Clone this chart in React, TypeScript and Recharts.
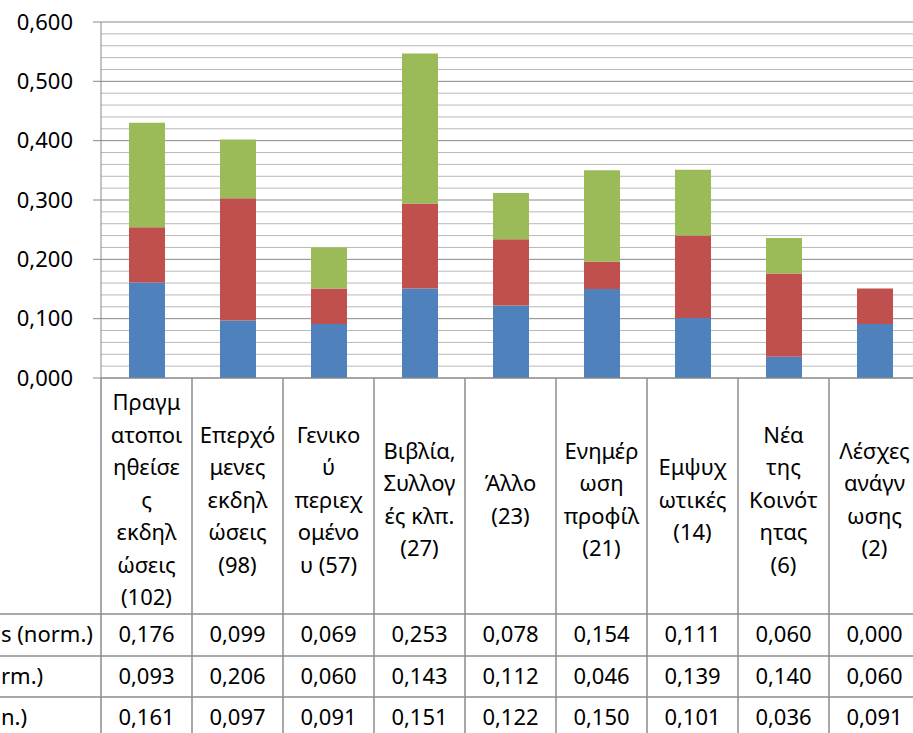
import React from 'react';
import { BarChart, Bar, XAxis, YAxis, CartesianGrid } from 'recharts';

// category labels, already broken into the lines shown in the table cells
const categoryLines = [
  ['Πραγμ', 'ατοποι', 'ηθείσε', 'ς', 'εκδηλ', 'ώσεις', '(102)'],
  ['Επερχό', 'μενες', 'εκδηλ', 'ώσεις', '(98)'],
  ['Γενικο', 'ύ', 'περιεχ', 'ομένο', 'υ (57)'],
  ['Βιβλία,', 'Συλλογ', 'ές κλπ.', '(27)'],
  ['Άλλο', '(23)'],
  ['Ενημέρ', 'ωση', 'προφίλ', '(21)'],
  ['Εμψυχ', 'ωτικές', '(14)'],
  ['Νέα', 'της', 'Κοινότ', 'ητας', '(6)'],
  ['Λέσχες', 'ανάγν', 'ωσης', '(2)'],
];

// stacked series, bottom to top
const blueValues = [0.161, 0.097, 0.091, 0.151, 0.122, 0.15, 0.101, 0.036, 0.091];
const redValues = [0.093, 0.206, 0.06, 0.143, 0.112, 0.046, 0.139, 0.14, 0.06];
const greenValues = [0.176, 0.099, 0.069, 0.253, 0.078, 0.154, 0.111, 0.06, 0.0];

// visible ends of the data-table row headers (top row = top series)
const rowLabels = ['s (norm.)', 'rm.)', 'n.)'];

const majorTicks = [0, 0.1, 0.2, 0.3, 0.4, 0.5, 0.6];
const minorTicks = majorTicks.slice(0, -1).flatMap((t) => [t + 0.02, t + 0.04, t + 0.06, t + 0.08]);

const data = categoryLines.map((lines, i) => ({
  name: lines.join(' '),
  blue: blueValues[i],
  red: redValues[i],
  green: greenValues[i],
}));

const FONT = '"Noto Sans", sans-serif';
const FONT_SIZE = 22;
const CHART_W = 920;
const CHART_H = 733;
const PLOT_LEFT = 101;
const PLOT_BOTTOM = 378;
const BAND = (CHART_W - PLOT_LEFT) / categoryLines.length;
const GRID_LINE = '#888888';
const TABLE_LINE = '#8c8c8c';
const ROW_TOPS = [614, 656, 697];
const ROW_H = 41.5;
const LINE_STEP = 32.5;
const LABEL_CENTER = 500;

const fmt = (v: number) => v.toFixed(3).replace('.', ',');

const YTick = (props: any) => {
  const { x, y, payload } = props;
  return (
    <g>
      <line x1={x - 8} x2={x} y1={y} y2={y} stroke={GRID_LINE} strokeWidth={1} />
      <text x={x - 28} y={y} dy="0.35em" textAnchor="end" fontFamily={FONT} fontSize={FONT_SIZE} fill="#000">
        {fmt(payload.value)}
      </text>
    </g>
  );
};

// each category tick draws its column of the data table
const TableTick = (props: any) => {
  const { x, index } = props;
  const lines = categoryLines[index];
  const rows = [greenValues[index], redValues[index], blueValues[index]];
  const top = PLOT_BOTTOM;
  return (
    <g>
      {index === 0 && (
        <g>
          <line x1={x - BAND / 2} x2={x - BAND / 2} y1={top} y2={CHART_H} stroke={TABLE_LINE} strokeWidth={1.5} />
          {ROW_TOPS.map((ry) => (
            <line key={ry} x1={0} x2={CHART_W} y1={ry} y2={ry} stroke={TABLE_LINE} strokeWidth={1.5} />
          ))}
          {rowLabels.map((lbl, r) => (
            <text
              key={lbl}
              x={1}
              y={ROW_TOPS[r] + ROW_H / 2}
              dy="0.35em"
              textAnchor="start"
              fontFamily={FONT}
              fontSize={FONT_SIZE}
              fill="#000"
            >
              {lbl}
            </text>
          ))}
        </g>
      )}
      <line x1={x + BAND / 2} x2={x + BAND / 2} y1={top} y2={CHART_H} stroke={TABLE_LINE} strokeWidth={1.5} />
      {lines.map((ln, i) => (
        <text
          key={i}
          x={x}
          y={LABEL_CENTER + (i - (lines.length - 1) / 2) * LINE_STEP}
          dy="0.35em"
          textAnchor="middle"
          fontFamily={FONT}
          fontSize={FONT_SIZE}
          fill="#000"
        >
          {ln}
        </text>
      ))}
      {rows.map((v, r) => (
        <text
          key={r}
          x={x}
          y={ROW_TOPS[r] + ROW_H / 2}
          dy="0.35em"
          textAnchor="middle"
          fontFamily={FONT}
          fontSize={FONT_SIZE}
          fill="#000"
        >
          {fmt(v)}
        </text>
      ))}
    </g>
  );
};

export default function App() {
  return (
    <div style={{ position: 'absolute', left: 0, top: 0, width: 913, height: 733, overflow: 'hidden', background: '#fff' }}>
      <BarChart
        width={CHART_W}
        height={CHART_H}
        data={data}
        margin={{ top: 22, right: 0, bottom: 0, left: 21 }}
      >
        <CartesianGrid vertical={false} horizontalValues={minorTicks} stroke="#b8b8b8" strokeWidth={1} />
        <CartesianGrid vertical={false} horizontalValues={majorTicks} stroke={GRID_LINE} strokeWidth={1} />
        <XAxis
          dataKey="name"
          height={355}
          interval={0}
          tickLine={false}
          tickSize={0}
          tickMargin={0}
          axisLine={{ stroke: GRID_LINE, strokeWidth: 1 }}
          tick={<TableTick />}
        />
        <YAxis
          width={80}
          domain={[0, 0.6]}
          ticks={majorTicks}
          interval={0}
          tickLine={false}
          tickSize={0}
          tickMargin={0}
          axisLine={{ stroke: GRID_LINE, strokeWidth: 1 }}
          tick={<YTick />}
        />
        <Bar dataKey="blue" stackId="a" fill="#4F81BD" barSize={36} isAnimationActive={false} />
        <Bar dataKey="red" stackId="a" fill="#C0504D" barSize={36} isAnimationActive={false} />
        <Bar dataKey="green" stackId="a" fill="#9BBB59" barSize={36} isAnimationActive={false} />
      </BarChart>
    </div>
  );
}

---

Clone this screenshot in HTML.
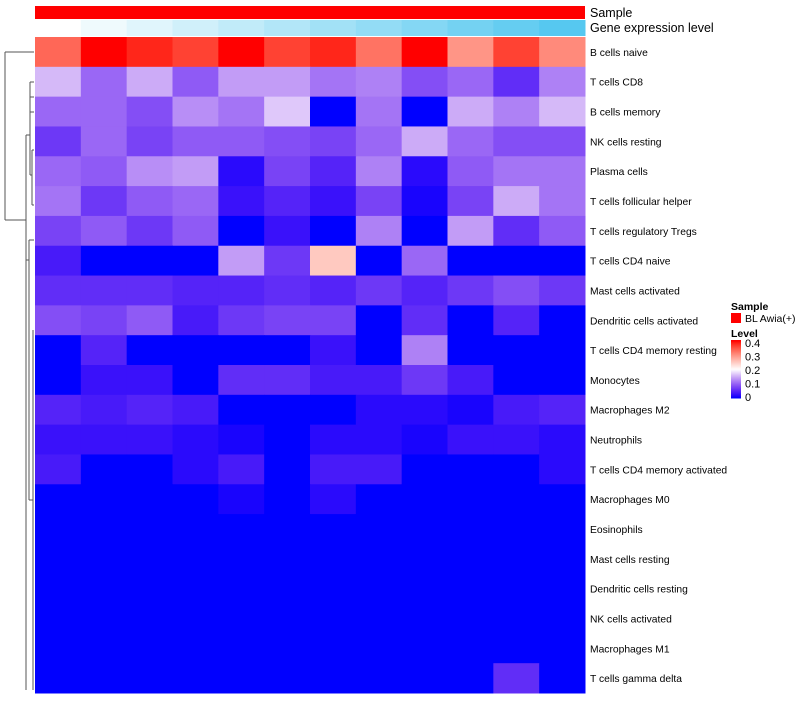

*GOAL*
Find every line in the records above that holds the word "Clone", and copy each one.

*FINISHED EXERCISE*
Clone this chart in React, TypeScript and Recharts.
Clone this screenshot in HTML.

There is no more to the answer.